Truman Show, Açlık Oyunları, Gangs of Newyork gibi  filmlerden mülhem ve bunlardan ortaya karışık bir çok tanıdık sahnesine rağmen dizide oldukça hatırda kalabilecek özgün yönler ve hikayeler de var.  İnsan doğası ile ilgili tartışmalara iyi katkılar var dizide, güçlü kapitalist sistem eleştirisi de...
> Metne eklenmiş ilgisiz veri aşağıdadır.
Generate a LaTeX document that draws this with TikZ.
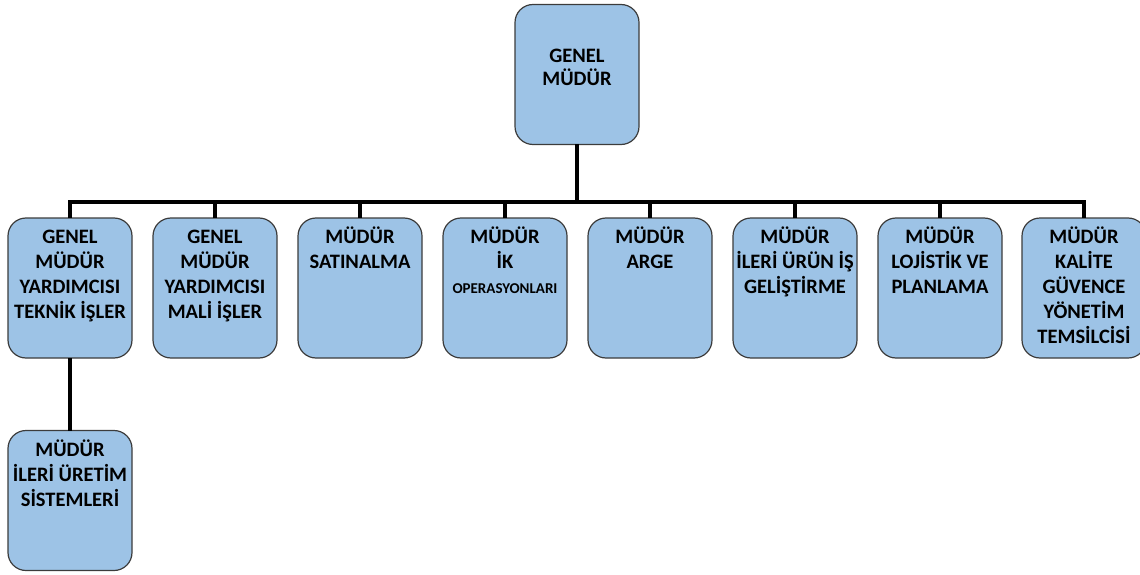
\documentclass[tikz,border=0pt]{standalone}
\usepackage{fontspec}
\setmainfont{Carlito}
\definecolor{boxfill}{HTML}{9DC3E6}
\definecolor{boxline}{HTML}{3C3C3C}
\newcommand\firststr{\rule{0pt}{16pt}}
\tikzset{
  orgbox/.style={draw=boxline, fill=boxfill, rounded corners=18pt, line width=1.2pt,
    minimum width=124pt, minimum height=140pt, inner sep=0pt, outer sep=0pt},
  txt/.style={anchor=north, yshift=-9pt, align=center, inner sep=0pt,
    font=\bfseries\fontsize{20.5}{25}\selectfont, text=black},
  toptxt/.style={txt, yshift=-33pt, font=\bfseries\fontsize{20.5}{23}\selectfont},
  conn/.style={line width=3.6pt, line join=miter, black},
}
\begin{document}
\begin{tikzpicture}[x=1pt,y=-1pt]
\useasboundingbox (0,0) rectangle (1140,575);
\node[orgbox, label={[toptxt]north:\firststr GENEL\\MÜDÜR}] (gm) at (577,74.5) {};
\node[orgbox, label={[txt]north:\firststr GENEL\\MÜDÜR\\YARDIMCISI\\TEKNİK İŞLER}] (c1) at (70,288) {};
\node[orgbox, label={[txt]north:\firststr GENEL\\MÜDÜR\\YARDIMCISI\\MALİ İŞLER}] (c2) at (215,288) {};
\node[orgbox, label={[txt]north:\firststr MÜDÜR\\SATINALMA}] (c3) at (360,288) {};
\node[orgbox, label={[txt]north:\firststr MÜDÜR\\İK\\{\fontsize{15}{25}\selectfont OPERASYONLARI}}] (c4) at (505,288) {};
\node[orgbox, label={[txt]north:\firststr MÜDÜR\\ARGE}] (c5) at (650,288) {};
\node[orgbox, label={[txt]north:\firststr MÜDÜR\\İLERİ ÜRÜN İŞ\\GELİŞTİRME}] (c6) at (795,288) {};
\node[orgbox, label={[txt]north:\firststr MÜDÜR\\LOJİSTİK VE\\PLANLAMA}] (c7) at (940,288) {};
\node[orgbox, label={[txt]north:\firststr MÜDÜR\\KALİTE\\GÜVENCE\\YÖNETİM\\TEMSİLCİSİ}] (c8) at (1084,288) {};
\node[orgbox, label={[txt]north:\firststr MÜDÜR\\İLERİ ÜRETİM\\SİSTEMLERİ}] (b1) at (70,500.5) {};
\coordinate (bus) at (577,202);
\draw[conn] (gm.south) -- (bus);
\draw[conn] (c1.north) |- (bus) -| (c8.north);
\foreach \n in {c2,c3,c4,c5,c6,c7}{\draw[conn] (\n.north) -- (\n.north |- bus);}
\draw[conn] (c1.south) -- (b1.north);
\end{tikzpicture}
\end{document}
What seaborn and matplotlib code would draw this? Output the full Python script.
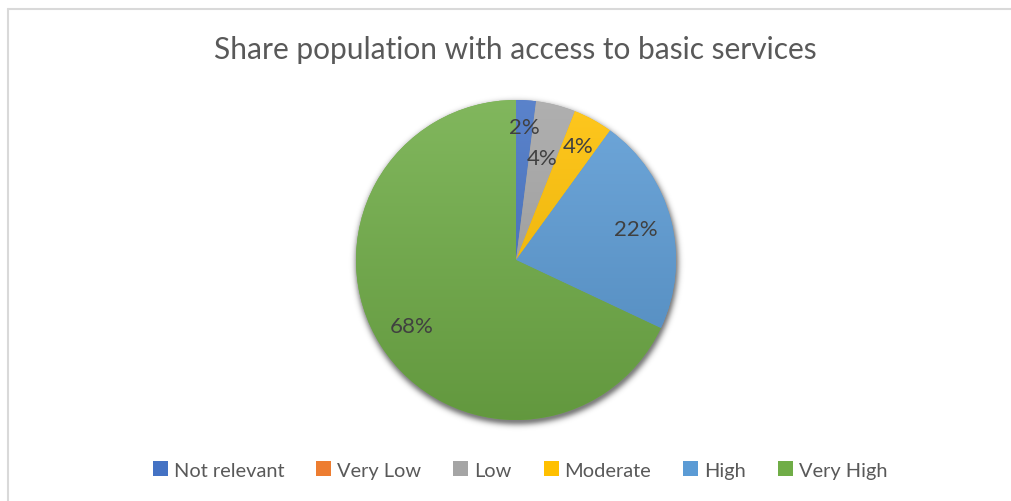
import numpy as np
import matplotlib
matplotlib.use("Agg")
import matplotlib.pyplot as plt
from matplotlib.patches import Patch
from matplotlib.colors import to_rgb
import seaborn as sns

# Data
categories = ["Not relevant", "Very Low", "Low", "Moderate", "High", "Very High"]
shares = [2, 0, 4, 4, 22, 68]
title = "Share population with access to basic services"

sns.set_theme(style="white")
plt.rcParams["font.family"] = ["Lato", "DejaVu Sans"]
palette = sns.color_palette(["#4472C4", "#ED7D31", "#A5A5A5", "#FFC000", "#5B9BD5", "#70AD47"])

W, H = 1011, 502
fig = plt.figure(figsize=(W / 100, H / 100), dpi=100)
ax = fig.add_axes([0, 0, 1, 1])
ax.set_axis_off()

cx, cy, R = 516, H - 261, 160

# soft drop shadow under the pie
gx, gy = np.meshgrid(np.arange(cx - R - 30, cx + R + 30), np.arange(cy - R - 30, cy + R + 30))
d = np.hypot(gx - (cx + 1), gy - (cy - 3))
alpha = 0.5 * np.exp(-(np.clip(d - R + 2, 0, None) / 5) ** 2)
shadow = np.zeros(gx.shape + (4,))
shadow[..., 3] = alpha
ax.imshow(shadow, extent=[gx.min(), gx.max(), gy.min(), gy.max()], origin="lower",
          interpolation="bilinear", zorder=0)

wedges, _ = ax.pie(shares, colors=palette, startangle=90, counterclock=False,
                   center=(cx, cy), radius=R, wedgeprops=dict(linewidth=0))

# vertical gradient fill: lighter at the top, darker at the bottom
t = np.linspace(0, 1, 256)[:, None, None]
for w, col in zip(wedges, palette):
    base = np.array(to_rgb(col))
    light = base + (1 - base) * 0.12
    dark = base * 0.88
    grad = dark * (1 - t) + light * t
    im = ax.imshow(grad, extent=[cx - R, cx + R, cy - R, cy + R], origin="lower",
                   interpolation="bilinear", zorder=2)
    im.set_clip_path(w)

# percentage labels
label_dist = [0.83, 0, 0.66, 0.81, 0.77, 0.77]
cum = np.cumsum([0] + shares[:-1])
total = sum(shares)
for v, c0, dist in zip(shares, cum, label_dist):
    if v == 0:
        continue
    ang = np.deg2rad(90 - 360 * (c0 + v / 2) / total)
    ax.text(cx + dist * R * np.cos(ang), cy + dist * R * np.sin(ang), f"{v}%",
            ha="center", va="center", fontsize=16, color="#404040", zorder=5)

ax.text(W / 2 + 10, H - 50, title, ha="center", va="center", fontsize=21.5, color="#595959")

handles = [Patch(facecolor=c, edgecolor="none") for c in palette]
ax.legend(handles, categories, loc="center", bbox_to_anchor=(520 / W, 1 - 471 / H),
          ncol=6, frameon=False, fontsize=14.4, labelcolor="#595959",
          handlelength=0.75, handleheight=0.75, handletextpad=0.3, columnspacing=1.6)

# chart frame
ax.plot([7.5, 7.5], [0, H - 9.5], color="#D9D9D9", lw=1.5, zorder=1)
ax.plot([7.5, W], [H - 9.5, H - 9.5], color="#D9D9D9", lw=1.5, zorder=1)

ax.set_xlim(0, W)
ax.set_ylim(0, H)
ax.set_aspect("auto")
fig.savefig("out.png", dpi=100)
Dünyevi kazançlar ve en sevdiklerimiz arasında kalıp sınandığımızda bizden nasıl bir insan çıkabilir? Yine de her şeye rağmen, iyi olmak/kalmak mümkün müdür? Vicdan, Fıtrat ile ilgili tartışmalar, İnsanın doğasında iyilik mi kötülük mü vardır? İşte bu gibi derin sorular üzerinden yürüyen bir hikaye var dizide. Artık Nettflix yapımlarında görmeye alıştığımız, dizideki subliminal LGBTpropagandası, garip Koreli mimikleri, abartıları ve bazı müstehcenlikler dışında aksiyonu ve gerilimi ile de izlenmesi gereken bir dizi.